start STORED RECORDS
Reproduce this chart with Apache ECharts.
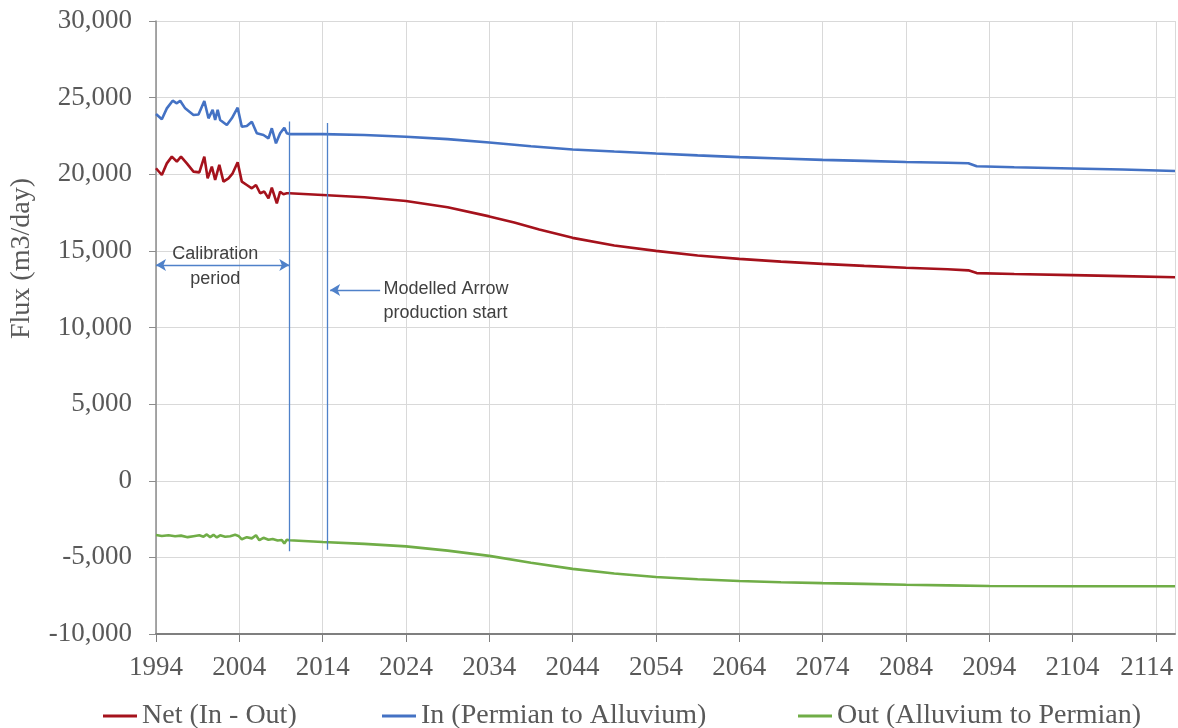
end STORED RECORDS
start STORED RECORDS
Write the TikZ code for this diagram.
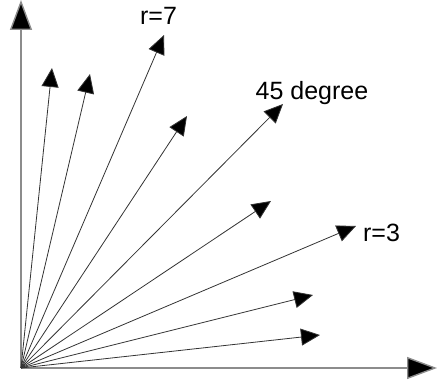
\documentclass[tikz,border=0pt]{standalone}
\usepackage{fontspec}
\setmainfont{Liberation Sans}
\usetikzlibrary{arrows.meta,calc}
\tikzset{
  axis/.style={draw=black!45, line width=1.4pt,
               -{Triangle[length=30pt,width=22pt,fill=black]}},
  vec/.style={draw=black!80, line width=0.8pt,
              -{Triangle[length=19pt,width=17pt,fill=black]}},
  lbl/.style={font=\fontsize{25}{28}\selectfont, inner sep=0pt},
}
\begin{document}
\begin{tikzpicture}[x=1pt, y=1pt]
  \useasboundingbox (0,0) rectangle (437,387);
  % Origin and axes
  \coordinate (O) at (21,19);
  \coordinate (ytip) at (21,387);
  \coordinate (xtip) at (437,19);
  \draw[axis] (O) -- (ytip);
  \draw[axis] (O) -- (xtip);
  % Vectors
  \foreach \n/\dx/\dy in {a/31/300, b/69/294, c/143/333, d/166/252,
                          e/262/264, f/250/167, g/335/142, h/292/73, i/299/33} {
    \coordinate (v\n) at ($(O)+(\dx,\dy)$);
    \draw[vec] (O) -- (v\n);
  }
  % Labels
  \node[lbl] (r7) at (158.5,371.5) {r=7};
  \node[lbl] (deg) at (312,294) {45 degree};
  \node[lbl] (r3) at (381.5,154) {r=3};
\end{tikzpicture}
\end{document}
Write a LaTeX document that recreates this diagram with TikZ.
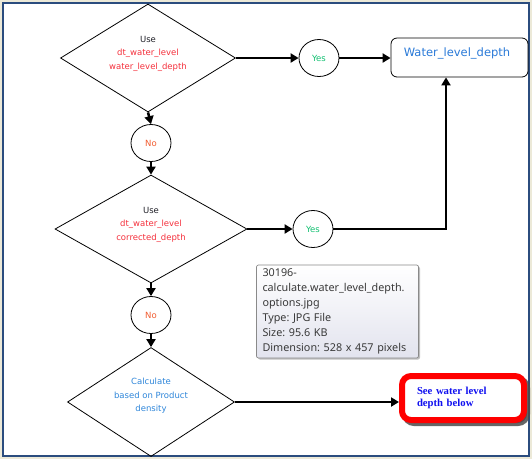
end STORED RECORDS
> _WHAT YOU NEED TO DO_: Repeat, with no pictures, exactly the lines from the one containing "Write the TikZ code for this diagram." through the one containing "Write a LaTeX", the first and last included.

> _EXERCISE RESULT_:
Write the TikZ code for this diagram.
\documentclass[tikz,border=0pt]{standalone}
\usepackage{fontspec}
\setmainfont{Liberation Sans}
\usetikzlibrary{arrows.meta,calc}
\tikzset{
  axis/.style={draw=black!45, line width=1.4pt,
               -{Triangle[length=30pt,width=22pt,fill=black]}},
  vec/.style={draw=black!80, line width=0.8pt,
              -{Triangle[length=19pt,width=17pt,fill=black]}},
  lbl/.style={font=\fontsize{25}{28}\selectfont, inner sep=0pt},
}
\begin{document}
\begin{tikzpicture}[x=1pt, y=1pt]
  \useasboundingbox (0,0) rectangle (437,387);
  % Origin and axes
  \coordinate (O) at (21,19);
  \coordinate (ytip) at (21,387);
  \coordinate (xtip) at (437,19);
  \draw[axis] (O) -- (ytip);
  \draw[axis] (O) -- (xtip);
  % Vectors
  \foreach \n/\dx/\dy in {a/31/300, b/69/294, c/143/333, d/166/252,
                          e/262/264, f/250/167, g/335/142, h/292/73, i/299/33} {
    \coordinate (v\n) at ($(O)+(\dx,\dy)$);
    \draw[vec] (O) -- (v\n);
  }
  % Labels
  \node[lbl] (r7) at (158.5,371.5) {r=7};
  \node[lbl] (deg) at (312,294) {45 degree};
  \node[lbl] (r3) at (381.5,154) {r=3};
\end{tikzpicture}
\end{document}
Write a LaTeX document that recreates this diagram with TikZ.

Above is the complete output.